The restraint in the early pages is impressive when she had to put up with slaps, rebukes, rejections, a belt behind the door.

Her family emerges as weird. Terrified that the neighbours would gossip when Janet caught dysentery, they bundled her over the back wall into a waiting ambulance. And their own sexual incontinence (both were married to others when they met) didn't stop them being harsh moralists. And they were thoughtless. A move to suburbia gave their daughter hours of daily commuting to school.

Not that Street-Porter emerges well. A series of mentors and lovers are cultivated, then cast brutally cast aside. 'My attitude to sex was totally childish.' She knows she is clever but lacks focus. One college tutor says: 'She could make astonishing progress with brilliant results or deteriorate to the point of disillusion.'

But what is overwhelming is her seething, irrepressible hunger for life.

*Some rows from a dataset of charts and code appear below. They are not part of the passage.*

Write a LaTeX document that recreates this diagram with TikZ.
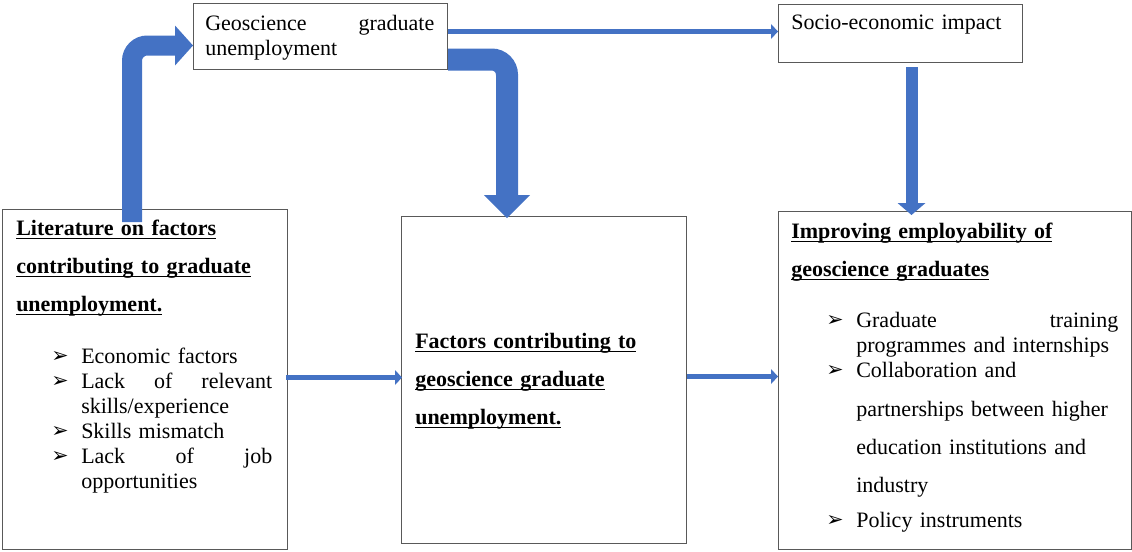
\documentclass[tikz,border=0pt]{standalone}
\usepackage{fontspec}
\setmainfont{Liberation Serif}
\newfontfamily\symfont{DejaVu Sans}
\usetikzlibrary{arrows.meta}

\definecolor{arrowblue}{HTML}{4472C4}
\definecolor{boxline}{HTML}{595959}

% bold underlined heading line
\newlength\hulw
\newcommand\headul[1]{\leavevmode\settowidth\hulw{\bfseries #1}\rlap{\rule[-3pt]{\hulw}{1pt}}{\bfseries #1}}
% bullet and continuation indent
\newcommand\bitem{\leavevmode\hspace*{26.25pt}\makebox[22.5pt][l]{\raisebox{0.5pt}{\symfont\fontsize{15.5}{15.5}\selectfont ➢}}}
\newcommand\bcont{\leavevmode\hspace*{48.75pt}}

\tikzset{
  box/.style={draw=boxline, line width=0.75pt, anchor=north west, inner sep=0pt},
  boxtext/.style={anchor=base west, inner sep=0pt, text width=#1,
    font=\fontsize{16.5}{18.75}\selectfont},
  fatarrow/.style={draw=arrowblue, line width=#1, rounded corners=11.5pt},
  thinarrow/.style={draw=arrowblue, line width=4pt,
    -{Triangle[length=5.25pt,width=11.25pt,line width=0pt]}},
}

\begin{document}
\begin{tikzpicture}[x=0.75pt,y=-0.75pt]
\useasboundingbox (0,0) rectangle (1132,551);

% boxes
\node[box, minimum width=190.5pt, minimum height=49.5pt] (top) at (193,3) {};
\node[box, minimum width=183pt, minimum height=43.5pt] (socio) at (778,4) {};
\node[box, minimum width=213.75pt, minimum height=255pt] (lit) at (2,209) {};
\node[box, minimum width=213.75pt, minimum height=245.25pt] (mid) at (401,216) {};
\node[box, minimum width=264.75pt, minimum height=253.5pt] (impr) at (778,211) {};

% texts
\node[boxtext=192pt] (toptext) at ([shift={(12,27)}]top.north west)
  {\makebox[171.75pt]{Geoscience\hfill graduate}\\unemployment};
\node[boxtext=180pt] (sociotext) at ([shift={(13,25)}]socio.north west)
  {Socio-economic impact};
\node[boxtext=200pt] (littext) at ([shift={(14,26)}]lit.north west) {%
  \headul{Literature on factors}\\[9.75pt]
  \headul{contributing to graduate}\\[9.75pt]
  \headul{unemployment.}\\[20.25pt]
  \bitem Economic factors\\
  \bitem\makebox[143.25pt]{Lack\hfill of\hfill relevant}\\
  \bcont skills/experience\\
  \bitem Skills mismatch\\
  \bitem\makebox[143.25pt]{Lack\hfill of\hfill job}\\
  \bcont opportunities};
\node[boxtext=200pt] (midtext) at ([shift={(14,132)}]mid.north west) {%
  \headul{Factors contributing to}\\[9.75pt]
  \headul{geoscience graduate}\\[9.75pt]
  \headul{unemployment.}};
\node[boxtext=260pt] (imptext) at ([shift={(13,27)}]impr.north west) {%
  \headul{Improving employability of}\\[9.75pt]
  \headul{geoscience graduates}\\[19.5pt]
  \bitem\makebox[196.5pt]{Graduate\hfill training}\\
  \bcont programmes and internships\\
  \bitem Collaboration and\\[10.5pt]
  \bcont partnerships between higher\\[9.75pt]
  \bcont education institutions and\\[9.75pt]
  \bcont industry\\[7.5pt]
  \bitem Policy instruments};

% block arrows
\draw[fatarrow=15pt, -{Triangle[length=13.5pt,width=30pt,line width=0pt]}]
  ([shift={(130,13)}]lit.north west) |- ([shift={(0,9)}]top.west);
\draw[fatarrow=16.5pt, -{Triangle[length=17.25pt,width=34.5pt,line width=0pt]}]
  ([shift={(0,23)}]top.east) -| ([shift={(-37,2)}]mid.north);
\draw[fatarrow=9pt, -{Triangle[length=9pt,width=21pt,line width=0pt]}]
  ([shift={(11,4)}]socio.south) -- ([shift={(-43.5,4)}]impr.north);

% thin arrows
\draw[thinarrow] ([shift={(0,-5)}]top.east) -- ([shift={(0,-2)}]socio.west);
\draw[thinarrow] ([shift={(-2,-2)}]lit.east) -- ([shift={(1,-2.5)}]mid.west);
\draw[thinarrow] ([shift={(0,-3.5)}]mid.east) -- ([shift={(0,-4)}]impr.west);
\end{tikzpicture}
\end{document}
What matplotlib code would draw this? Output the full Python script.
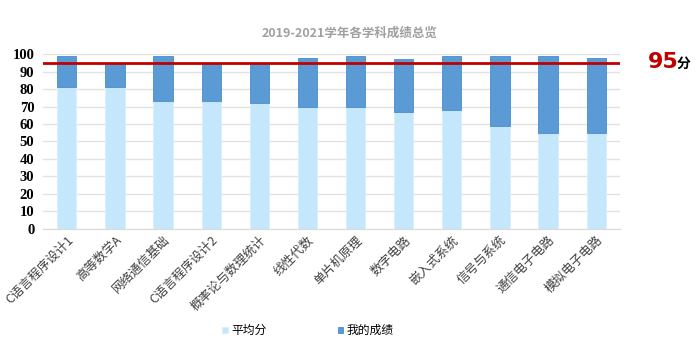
import matplotlib
matplotlib.use('Agg')
import matplotlib.pyplot as plt
import numpy as np

plt.rcParams['font.family'] = ['Noto Sans CJK SC', 'DejaVu Sans']

subjects = ['C语言程序设计1', '高等数学A', '网络通信基础', 'C语言程序设计2', '概率论与数理统计',
            '线性代数', '单片机原理', '数字电路', '嵌入式系统', '信号与系统', '通信电子电路', '模拟电子电路']
avg_scores = [81, 81, 73, 73, 72, 70, 70, 67, 68, 59, 55, 55]
my_scores = [99, 95, 99, 95, 95, 98, 99, 97, 99, 99, 99, 98]
target = 95
yticks = list(range(0, 101, 10))

light = '#C5E7FB'
dark = '#5B9BD5'

fig = plt.figure(figsize=(7, 3.54), dpi=100)
ax = fig.add_axes([0.061, 0.354, 0.825, 0.493])

x = np.arange(len(subjects))
# the dark part sits on the average, so its height is the gap to my score
diff = [m - a for m, a in zip(my_scores, avg_scores)]
ax.bar(x, avg_scores, width=0.4, color=light, edgecolor='#D8EFFC', linewidth=0.6, zorder=2, label='平均分')
ax.bar(x, diff, bottom=avg_scores, width=0.4, color=dark, edgecolor='#4A8CCB', linewidth=0.6, zorder=2, label='我的成绩')
ax.axhline(target, color='#C00000', linewidth=2, zorder=3)

ax.set_xlim(-0.5, len(subjects) - 0.5)
ax.set_ylim(0, 100)
ax.set_yticks(yticks)
ax.set_yticklabels([str(t) for t in yticks], family='Liberation Serif', fontweight='bold', fontsize=10.5)
ax.grid(axis='y', color='#E2E2E2', linewidth=1, zorder=0)
for s in ['top', 'right', 'left']:
    ax.spines[s].set_visible(False)
ax.spines['bottom'].set_color('#D9D9D9')
ax.tick_params(axis='both', length=0)
ax.tick_params(axis='y', pad=6)
ax.set_xticks(x)
ax.set_xticklabels(subjects, rotation=45, ha='right', rotation_mode='anchor', fontsize=9, color='#404040')

fig.text(0.5, 0.905, '2019-2021学年各学科成绩总览', ha='center', va='center',
         fontsize=9, fontweight='bold', color='#A0A0A0')
fig.text(0.925, 0.825, '95', ha='left', va='center', fontsize=16, fontweight='bold', color='#C00000',
         family=['DejaVu Sans'])
fig.text(0.967, 0.82, '分', ha='left', va='center', fontsize=10, fontweight='bold', color='black')

fig.legend(loc='center', bbox_to_anchor=(0.44, 0.066), ncol=2, frameon=False, fontsize=8.5,
           handlelength=0.5, handleheight=0.5, columnspacing=6, handletextpad=0.3)

fig.savefig('out.png', dpi=100)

J S-P is self-made: 'I knew I was starting on a long journey alone.' For cultural historians, Baggage offers a fascinating snapshot of Sixties London - nightclubs, modish Italian films (J S-P and her set were extras in Blow-Up) and barmy, extravagant clothes. 'I cut an outlandish figure - think of a Dalek played by a string bean and you've got the look.'

There's something faintly outrageous about an autobiography which ends at 20 when J S-P finally flounces out of the family home, telling her mother: 'I can't stand being with you one fucking minute longer, you miserable old cow.'

Style isn't Street-Porter's strong point. She relies on a gripping narrative, concisely told. One senses not a huge amount of time went into the writing. It's lazy, partisan, audacious - not unlike the writer herself. But a whole lifetime went into the material. And that in itself makes it remarkable.